4.4 Comparison of ridge and lasso regression

Code

df <- tibble(
  x1 = seq(2, 10, length.out = 50),
  x2 = rnorm(50, mean = 0, sd = 1),
  y = rnorm(length(x1), mean = 2 * x2))
  
fit_lasso <- cv.glmnet(y ~ x1 + x2, data = df, alpha = 1)  
fit_ridge <- cv.glmnet(y ~ x1 + x2, data = df, alpha = 0)
fit_lm <- lm(y ~ x1 + x2, data = df)

df %>%
  mutate(
    Lasso = predict(fit_lasso, newdata = df, s = "lambda.1se")[, 1],
    Ridge = predict(fit_ridge, newdata = df, s = "lambda.1se")[, 1],
    LM = predict(fit_lm, newdata = df)) %>%
  select(-y) %>% 
  pivot_longer(c(Lasso, Ridge, LM), names_to = "method") %>%
  mutate(method = factor(method, levels = c("LM", "Ridge", "Lasso"))) -> df_pred

ggplot(df, aes(x2, y)) +
  geom_point(size = 5, alpha = 0.7) +
  geom_line(aes(x2, value, color = method), data = df_pred, 
            linewidth = 1)

tibble(
  LM = coef(fit_lm)[-1],
  Ridge = coef(fit_ridge, s = "lambda.1se")[-1],
  Lasso = coef(fit_lasso, s = "lambda.1se")[-1])

# A tibble: 2 × 3
       LM   Ridge Lasso
    <dbl>   <dbl> <dbl>
1 -0.0308 -0.0238  0   
2  1.95    1.42    1.42

4.5 Elastic net

the RSS is penalized by a combination of the sum of the squared coefficients and the sum of the absolute coefficients

\[ \begin{align} RSS_{elastic} &= \sum_{i=1}^{n} (y_i - \hat{y}_i)^2 + \lambda \left( \alpha \sum_{j=1}^{p} |\beta_j| + (1 - \alpha) \sum_{j=1}^{p} \beta_j^2 \right) \\ \hat{\beta}_{elastic} &= \underset{\beta}{\operatorname{argmin}} \left\{ RSS_{elastic} \right\} \end{align} \]

if \(\alpha = 0\) the elastic net is equivalent to ridge regression
if \(\alpha = 1\) the elastic net is equivalent to lasso regression

4.6 How to choose \(\lambda\) and \(\alpha\)

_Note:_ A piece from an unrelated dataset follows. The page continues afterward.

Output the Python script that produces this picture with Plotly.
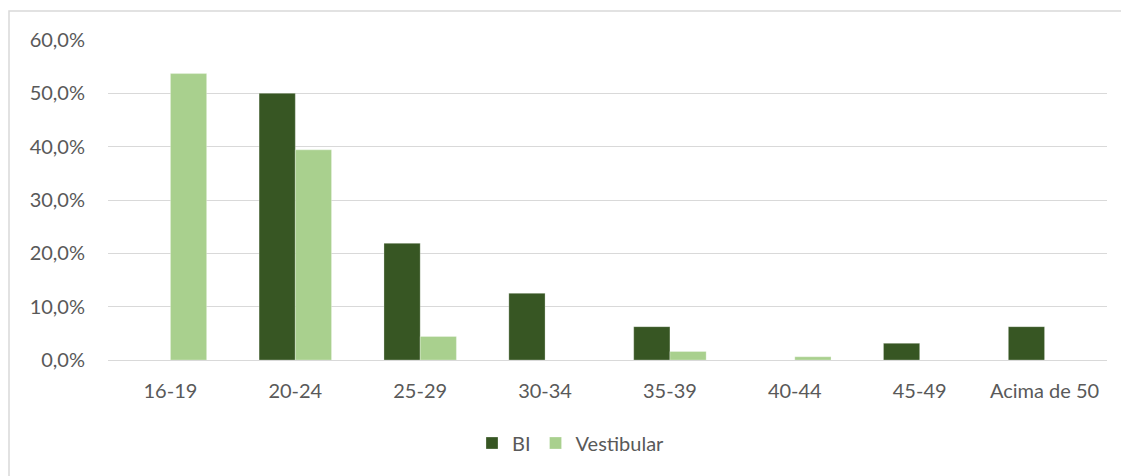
import plotly.graph_objects as go

# Faixas etárias e percentual de ingressantes por forma de ingresso
categorias = ["16-19", "20-24", "25-29", "30-34", "35-39", "40-44", "45-49", "Acima de 50"]
bi = [0.0, 50.0, 21.875, 12.5, 6.25, 0.0, 3.125, 6.25]
vestibular = [53.7, 39.4, 4.4, 0.0, 1.6, 0.6, 0.0, 0.0]
y_ticks = [0, 10, 20, 30, 40, 50, 60]
y_tick_text = [f"{v:.1f}".replace(".", ",") + "%" for v in y_ticks]

COR_BI = "#375623"
COR_VEST = "#A9D08E"
FONTE = "Lato, Carlito, 'Liberation Sans', sans-serif"
COR_TEXTO = "#595959"
TAM = 20

W, H = 1121, 476
ML, MR, MT, MB = 108, 14, 40, 116
PW, PH = W - ML - MR, H - MT - MB

fig = go.Figure()
fig.add_trace(go.Bar(
    name="BI", x=categorias, y=bi,
    marker=dict(color=COR_BI, line=dict(color="rgba(255,255,255,0.35)", width=0.8)),
))
fig.add_trace(go.Bar(
    name="Vestibular", x=categorias, y=vestibular,
    marker=dict(color=COR_VEST, line=dict(color="rgba(255,255,255,0.35)", width=0.8)),
))

# moldura externa do gráfico
def px_x(p):
    return (p - ML) / PW

def px_y(p):
    return (H - MB - p) / PH

fig.add_shape(
    type="rect", xref="paper", yref="paper",
    x0=px_x(9), x1=px_x(1125), y0=px_y(11), y1=px_y(480),
    line=dict(color="#d9d9d9", width=1.5), fillcolor="rgba(0,0,0,0)", layer="below",
)

fig.update_layout(
    width=W, height=H,
    margin=dict(l=ML, r=MR, t=MT, b=MB),
    paper_bgcolor="white", plot_bgcolor="white",
    barmode="group", bargap=0.42, bargroupgap=0,
    separators=",.",
    font=dict(family=FONTE, size=TAM, color=COR_TEXTO),
    xaxis=dict(
        showgrid=False, showline=False, ticks="",
        tickfont=dict(family=FONTE, size=TAM, color=COR_TEXTO),
        ticklabelstandoff=17,
    ),
    yaxis=dict(
        range=[0, 60], tickvals=y_ticks, ticktext=y_tick_text,
        showgrid=True, gridcolor="#d9d9d9", gridwidth=1,
        zeroline=True, zerolinecolor="#d9d9d9", zerolinewidth=1,
        showline=False, ticks="",
        tickfont=dict(family=FONTE, size=TAM, color=COR_TEXTO),
        ticklabelstandoff=22,
    ),
    legend=dict(
        orientation="h", x=px_x(571), xanchor="center", y=px_y(443), yanchor="middle",
        font=dict(family=FONTE, size=TAM, color=COR_TEXTO),
        itemwidth=30, traceorder="normal",
    ),
    showlegend=True,
)

fig.write_html("out.html")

\(\lambda\) and \(\alpha\) are called hyperparameters
they are chosen by cross-validation:
- the (train) dataset is split several times into a training and a validation data set
- for each split and each combination of \(\lambda\) and \(\alpha\) the model is fitted on the training data set and the prediction error is calculated on the validation data set
- the average prediction error is calculated for each combination of \(\lambda\) and \(\alpha\)
- the \(\lambda\) and \(\alpha\) values with the lowest average prediction error is used to fit the model on the whole (train) dataset

5 Guidance

Situation	Goals	What to do?
you have a clear hypothesis and have two competing models	Inference	use a likelihood-ratio test (\(F\)- or \(\chi^2\)-test)
you have many variables and want to explore their association with \(y\)	Exploration, Prediction	Use regularization

5.1 Should I split the data into training and test data sets?

if you have enough data and want to make predictions: yes!
if you have little data or you want to do exploration or inference: no.